Devolving Education and Developing Countries

As many of you probably know Zimbabwe has been in the news lately for their recent disputed elections. Today we learn it has the possibility to get violent. You may also know that Zimbabwe was one of the most literate countries in Africa at over 90% literacy rates and by all accounts it had a sparkling education system. Anyway, this is all background for a story in today's LA Times about how Zimbabwe's education system is being dismantled as one by one inflation is forcing teachers out of the education system.

The first to go was the English teacher.
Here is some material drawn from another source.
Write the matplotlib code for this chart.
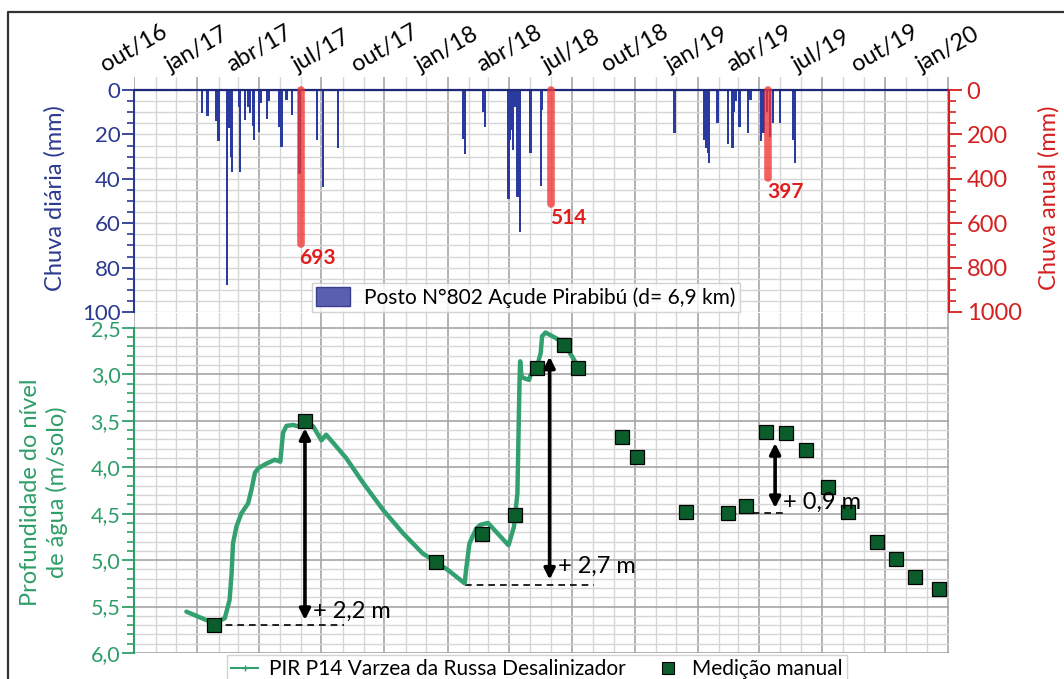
import matplotlib
matplotlib.use("Agg")
import matplotlib.pyplot as plt
import matplotlib.dates as mdates
from matplotlib.ticker import FixedLocator, FuncFormatter
from matplotlib.lines import Line2D
from matplotlib.patches import Patch
import numpy as np
import pandas as pd

plt.rcParams['font.family'] = ['Lato', 'DejaVu Sans']

# ---------------- data ----------------
rain_dates = ["2017-01-08", "2017-01-16", "2017-01-28", "2017-02-01", "2017-02-13", "2017-02-16",
              "2017-02-19", "2017-02-21", "2017-03-03", "2017-03-04", "2017-03-12", "2017-03-16",
              "2017-03-19", "2017-03-23", "2017-03-25", "2017-04-01", "2017-04-03", "2017-04-13",
              "2017-04-16", "2017-04-30", "2017-05-04", "2017-05-11", "2017-05-19", "2017-05-30",
              "2017-06-25", "2017-07-03", "2017-07-25",
              "2018-01-24", "2018-01-27", "2018-02-22", "2018-02-25", "2018-03-31", "2018-04-02",
              "2018-04-04", "2018-04-07", "2018-04-09", "2018-04-13", "2018-04-15", "2018-04-17",
              "2018-05-02", "2018-05-03", "2018-05-17", "2018-05-19",
              "2018-11-28", "2019-01-11", "2019-01-14", "2019-01-16", "2019-01-18", "2019-01-30",
              "2019-02-14", "2019-02-21", "2019-02-23", "2019-02-26", "2019-03-03", "2019-03-15",
              "2019-03-19", "2019-04-03", "2019-04-07", "2019-04-12", "2019-04-17", "2019-04-21",
              "2019-05-01", "2019-05-20", "2019-05-23"]
rain_mm = [10.5, 11.7, 14, 23, 88, 17, 30, 37, 7.5, 37, 13.5, 7.5,
           10.5, 16, 22.5, 19, 6, 13, 5, 16.5, 25.5, 4.5, 11, 38,
           22.5, 43.5, 26,
           22, 29, 10, 16.5, 49, 22.5,
           18, 27, 7.5, 48, 13.5, 64,
           28.5, 9, 43, 9,
           19.5, 22.5, 26, 28.5, 33, 14.7,
           24.3, 26, 10, 5, 16.5, 19.5,
           4.5, 23, 19.5, 10, 21, 15,
           15, 22.5, 33]

annual_dates = ["2017-06-01", "2018-06-01", "2019-04-14"]
annual_mm = [693, 514, 397]

level_dates = ["2016-12-16", "2017-01-14", "2017-01-26", "2017-02-10", "2017-02-17", "2017-02-20",
               "2017-02-22", "2017-02-27", "2017-03-06", "2017-03-16", "2017-03-21", "2017-03-26",
               "2017-03-31", "2017-04-12", "2017-04-24", "2017-05-02", "2017-05-06", "2017-05-11",
               "2017-05-21", "2017-05-28", "2017-06-07", "2017-06-19", "2017-07-01", "2017-07-08",
               "2017-08-06", "2017-08-31", "2017-09-29", "2017-10-28", "2017-11-26", "2017-12-15",
               "2018-01-04", "2018-01-26", "2018-01-28", "2018-02-02", "2018-02-12", "2018-02-18",
               "2018-03-01", "2018-03-31", "2018-04-08", "2018-04-13", "2018-04-15", "2018-04-16",
               "2018-04-17", "2018-04-19", "2018-04-22", "2018-04-30", "2018-05-02", "2018-05-11",
               "2018-05-17", "2018-05-19", "2018-05-24", "2018-06-03", "2018-06-13", "2018-06-20",
               "2018-07-02", "2018-07-09"]
level_m = [5.555, 5.645, 5.68, 5.626, 5.43, 5.14,
           4.82, 4.64, 4.50, 4.39, 4.24, 4.06,
           4.01, 3.96, 3.92, 3.94, 3.63, 3.555,
           3.545, 3.56, 3.52, 3.56, 3.71, 3.65,
           3.90, 4.17, 4.46, 4.71, 4.93, 5.016,
           5.12, 5.25, 5.11, 4.82, 4.66, 4.62,
           4.60, 4.84, 4.64, 4.28, 3.49, 3.10,
           2.86, 3.02, 3.04, 3.06, 3.01, 2.93,
           2.77, 2.59, 2.55, 2.59, 2.63, 2.67,
           2.81, 2.90]

manual_dates = ["2017-01-26", "2017-06-07", "2017-12-15", "2018-02-20", "2018-04-10", "2018-05-11",
                "2018-06-20", "2018-07-11", "2018-09-13", "2018-10-04", "2018-12-15", "2019-02-14",
                "2019-03-13", "2019-04-11", "2019-05-10", "2019-06-08", "2019-07-10", "2019-08-09",
                "2019-09-19", "2019-10-17", "2019-11-14", "2019-12-19"]
manual_m = [5.70, 3.50, 5.02, 4.72, 4.51, 2.93,
            2.68, 2.93, 3.67, 3.89, 4.48, 4.49,
            4.42, 3.62, 3.63, 3.82, 4.21, 4.48,
            4.81, 4.99, 5.18, 5.31]

gain_labels = ["+ 2,2 m", "+ 2,7 m", "+ 0,9 m"]
gain_dates = ["2017-06-07", "2018-05-30", "2019-04-24"]
gain_top = [3.58, 2.81, 3.74]
gain_bottom = [5.645, 5.21, 4.44]
gain_label_y = [5.555, 5.07, 4.38]
base_start = ["2017-01-26", "2018-01-26", "2019-03-05"]
base_end = ["2017-08-03", "2018-08-03", "2019-05-10"]
base_level = [5.70, 5.27, 4.49]

month_pt = {1: "jan", 4: "abr", 7: "jul", 10: "out"}

# ---------------- styles ----------------
BLUE = "#2b3990"
BAR_BLUE = "#2a3a9e"
RED = "#d42020"
GREEN = "#2e9e68"
LINE_GREEN = "#33a070"
DARK_GREEN = "#0b5d2c"
MAJ_GRID = "#a6a6a6"
MIN_GRID = "#d6d6d6"

W, H = 1064, 679
fig = plt.figure(figsize=(W / 100, H / 100), dpi=100)

def fx(px):
    return px / W

def fy(py):
    return 1 - py / H

left_px, right_px = 134.3, 948.5
ax_top = fig.add_axes([fx(left_px), fy(312), fx(right_px - left_px), (312 - 77) / H])
ax_bot = fig.add_axes([fx(left_px), fy(653), fx(right_px - left_px), (653 - 313) / H], sharex=ax_top)
ax_top.set_zorder(2)
ax_top.patch.set_alpha(0)

xmin = pd.Timestamp("2016-10-01")
xmax = pd.Timestamp("2020-01-01")
rd = pd.to_datetime(rain_dates)

# ---- top panel
ax_top.bar(rd, rain_mm, width=3.4, color=BAR_BLUE, zorder=3, linewidth=0)
ax_top.axhline(0, color="#1e2a78", lw=1.6, zorder=4)
ax_top.set_ylim(100, -5.9)
ax_top.set_xlim(xmin, xmax + pd.Timedelta(days=1))

ax_top.xaxis.set_major_locator(mdates.MonthLocator(bymonth=[1, 4, 7, 10]))
ax_top.xaxis.set_minor_locator(mdates.MonthLocator())
ax_top.xaxis.set_major_formatter(FuncFormatter(
    lambda v, p: "%s/%s" % (month_pt[mdates.num2date(v).month], mdates.num2date(v).strftime("%y"))))
ax_top.xaxis.tick_top()
ax_top.tick_params(axis="x", which="both", length=0, pad=1, labelsize=17, labelcolor="black")
for lab in ax_top.get_xticklabels():
    lab.set_rotation(30)
    lab.set_ha("center")
    lab.set_va("bottom")

ax_top.yaxis.set_major_locator(FixedLocator(np.arange(0, 101, 20)))
ax_top.yaxis.set_minor_locator(FixedLocator(np.arange(0, 101, 5)))
ax_top.tick_params(axis="y", which="major", length=9, width=1.3, color=BLUE, labelcolor=BLUE,
                   labelsize=16, pad=1)
ax_top.tick_params(axis="y", which="minor", length=5, width=1.2, color=BLUE)
for s in ["top", "bottom", "right"]:
    ax_top.spines[s].set_visible(False)
ax_top.spines["left"].set_color(BLUE)
ax_top.spines["left"].set_linewidth(1.5)
ax_top.spines["left"].set_bounds(0, 100)
ax_top.grid(axis="x", which="major", color=MAJ_GRID, lw=1.2, zorder=0)
ax_top.grid(axis="x", which="minor", color=MIN_GRID, lw=1.0, zorder=0)
ax_top.grid(axis="y", which="both", color=MIN_GRID, lw=1.0, zorder=0)
ax_top.set_axisbelow(True)

ax_r = ax_top.twinx()
ax_r.set_ylim(1000, -59)
ad = pd.to_datetime(annual_dates)
ax_r.vlines(ad, 0, annual_mm, colors="#f03535", lw=5.5, alpha=0.78, capstyle="round", zorder=5)
for d, v in zip(ad, annual_mm):
    ax_r.annotate(str(v), xy=(d, v), xytext=(-1, -3), textcoords="offset points",
                  ha="left", va="top", color="#e01e1e", fontsize=15, fontweight="bold")
ax_r.yaxis.set_major_locator(FixedLocator(np.arange(0, 1001, 200)))
ax_r.yaxis.set_minor_locator(FixedLocator(np.arange(0, 1001, 50)))
ax_r.tick_params(axis="y", which="major", length=9, width=1.3, color=RED, labelcolor=RED,
                 labelsize=17, pad=4)
ax_r.tick_params(axis="y", which="minor", length=5, width=1.2, color=RED)
for s in ["top", "bottom", "left"]:
    ax_r.spines[s].set_visible(False)
ax_r.spines["right"].set_color(RED)
ax_r.spines["right"].set_linewidth(1.5)
ax_r.spines["right"].set_bounds(0, 1000)
ax_r.tick_params(axis="x", which="both", length=0, labeltop=False, labelbottom=False)

# ---- bottom panel
ld = pd.to_datetime(level_dates)
md = pd.to_datetime(manual_dates)
ax_bot.plot(ld, level_m, color=LINE_GREEN, lw=3.2, zorder=3, solid_joinstyle="round",
            solid_capstyle="round")
ax_bot.plot(md, manual_m, ls="none", marker="s", markersize=10, markerfacecolor=DARK_GREEN,
            markeredgecolor="black", markeredgewidth=0.9, zorder=5)
ax_bot.set_ylim(6.0, 2.34)
ax_bot.yaxis.set_major_locator(FixedLocator(np.arange(2.5, 6.01, 0.5)))
ax_bot.yaxis.set_minor_locator(FixedLocator(np.round(np.arange(2.5, 6.01, 0.1), 2)))
ax_bot.yaxis.set_major_formatter(FuncFormatter(lambda v, p: ("%.1f" % v).replace(".", ",")))
ax_bot.tick_params(axis="y", which="major", length=9, width=1.3, color=GREEN, labelcolor=GREEN,
                   labelsize=15.5, pad=1)
ax_bot.tick_params(axis="y", which="minor", length=5, width=1.2, color=GREEN)
ax_bot.tick_params(axis="x", which="both", length=0, labelbottom=False, labeltop=False)
for s in ["top", "bottom", "right"]:
    ax_bot.spines[s].set_visible(False)
ax_bot.spines["left"].set_color(GREEN)
ax_bot.spines["left"].set_linewidth(1.5)
ax_bot.spines["left"].set_bounds(2.5, 6.0)
ax_bot.grid(axis="x", which="major", color=MAJ_GRID, lw=1.2, zorder=0)
ax_bot.grid(axis="x", which="minor", color=MIN_GRID, lw=1.0, zorder=0)
ax_bot.grid(axis="y", which="minor", color=MIN_GRID, lw=1.0, zorder=0)
ax_bot.grid(axis="y", which="major", color=MAJ_GRID, lw=1.2, zorder=0)
ax_bot.set_axisbelow(True)

for lab, d, t, b, ly, s0, s1, bl in zip(gain_labels, pd.to_datetime(gain_dates), gain_top,
                                        gain_bottom, gain_label_y, pd.to_datetime(base_start),
                                        pd.to_datetime(base_end), base_level):
    ax_bot.hlines(bl, s0, s1, colors="black", linestyles=(0, (4, 3)), lw=1.2, zorder=2)
    ax_bot.annotate("", xy=(d, t), xytext=(d, b),
                    arrowprops=dict(arrowstyle="<|-|>", color="black", lw=2.6,
                                    mutation_scale=16, shrinkA=0, shrinkB=0), zorder=6)
    ax_bot.annotate(lab, xy=(d, ly), xytext=(6, 0), textcoords="offset points",
                    ha="left", va="center", fontsize=17, color="black", zorder=6)

# ---- axis titles
fig.text(fx(55), fy(198), "Chuva diária (mm)", rotation=90, ha="center", va="center",
         color=BLUE, fontsize=17)
fig.text(fx(1049), fy(198), "Chuva anual (mm)", rotation=90, ha="center", va="center",
         color=RED, fontsize=17)
fig.text(fx(44), fy(492), "Profundidade do nível\nde água (m/solo)", rotation=90, ha="center",
         va="center", color=GREEN, fontsize=17, linespacing=1.25, multialignment="center")

# ---- legends
h1 = [Patch(facecolor="#5a5fae", edgecolor="#3b3f8f")]
leg1 = fig.legend(h1, ["Posto N°802 Açude Pirabibú (d= 6,9 km)"], loc="lower left",
                  bbox_to_anchor=(fx(312), fy(312)), fontsize=15, frameon=True, fancybox=False,
                  edgecolor="#c8c8c8", borderpad=0.2, handlelength=1.6, handleheight=1.0,
                  handletextpad=0.7, borderaxespad=0)
leg1.get_frame().set_linewidth(1.0)
leg1.set_zorder(10)

h2 = [Line2D([], [], color=LINE_GREEN, lw=1.5, marker="+", markersize=5),
      Line2D([], [], ls="none", marker="s", markersize=8, markerfacecolor=DARK_GREEN,
             markeredgecolor="black", markeredgewidth=0.8)]
leg2 = fig.legend(h2, ["PIR P14 Varzea da Russa Desalinizador", "Medição manual"], loc="upper left",
                  bbox_to_anchor=(fx(227), fy(655)), ncol=2, fontsize=15, frameon=True,
                  fancybox=False, edgecolor="#c8c8c8", borderpad=0.2, handlelength=1.3,
                  handletextpad=0.5, columnspacing=1.4, borderaxespad=0)
leg2.get_frame().set_linewidth(1.0)
leg2.set_zorder(10)

# ---- outer frame
fig.add_artist(Line2D([fx(8), fx(8), 1.0], [0.0, fy(12), fy(12)], transform=fig.transFigure,
                      color="#333333", lw=1.6))

fig.savefig("out.png", dpi=100)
Six months later, the commerce teacher followed. The next year, 2005, the trickle turned into an exodus. By 2007, the departures from Mufakose 3 High School were like bricks in a collapsing building: math, science, accounting and many other teachers, all leaving their careers behind to work as cleaners, shop assistants, laborers in other countries.

Zimbabwe's education system, once the best in Africa, is being demolished teacher by teacher.

Some of the teachers at Mufakose 3, outside the capital, Harare, called in sick and were never seen at the school again. Others didn't bother to call and just disappeared.

"You'd come to school and someone's not there and next thing you hear, he's gone," said Knox Sonopai, 43, a history teacher at Mufakose 3.

In 2007, 25,000 teachers fled the country, according to the Progressive Teachers Union of Zimbabwe. In the first two months of this year, 8,000 more disappeared. A staggering 150,000 teaching vacancies can't be filled. The Education Ministry sends out high school graduates with no degree or experience to do the job.

...

At Mufakose 3, schoolboy Bernard Tinashe stared straight ahead with dreamy eyes as he painted a 10-year-old's vision of someone in a white coat curing the dying and the sick. He recited his hopes and dreams in a singsong classroom voice, as if learned by rote.

"I-want-to-be-a-doctor-because-I-want-to-give-people-medicine-when-they're-sick. Sometimes-they-don't-get-medicine-because-in-this-country-there's-no-medicine. To-learn-is-the-best-thing-in-Zimbabwe-so-that-you-can-be-educated-so-that-you-can-
learn-something-that-you-can-do."

When there aren't enough teachers or there's a strike (a frequent occurrence these days), children are sent home or spend the day outside playing.

"School's boring," Bernard said, "because there are no teachers and we don't learn anything. You just sit and read books but the teachers are not there. Sometimes we are just sitting on the ground or sitting waiting for our parents to come and get us and then we'll go home."

He said some of the children were mischievously delighted when classes were canceled, but not him: "It makes me feel unhappy. I'll never get to be educated. I'll never get to be a doctor. I'm not learning."

Continue Reading...

The education systems in these developing democracies are often forgotten amidst the stories on bloodshed and political power struggles, but we should remember that while these political games play out in the present, it is the future that is lost. 

Kudos to the LA Times for pay attention and running the story.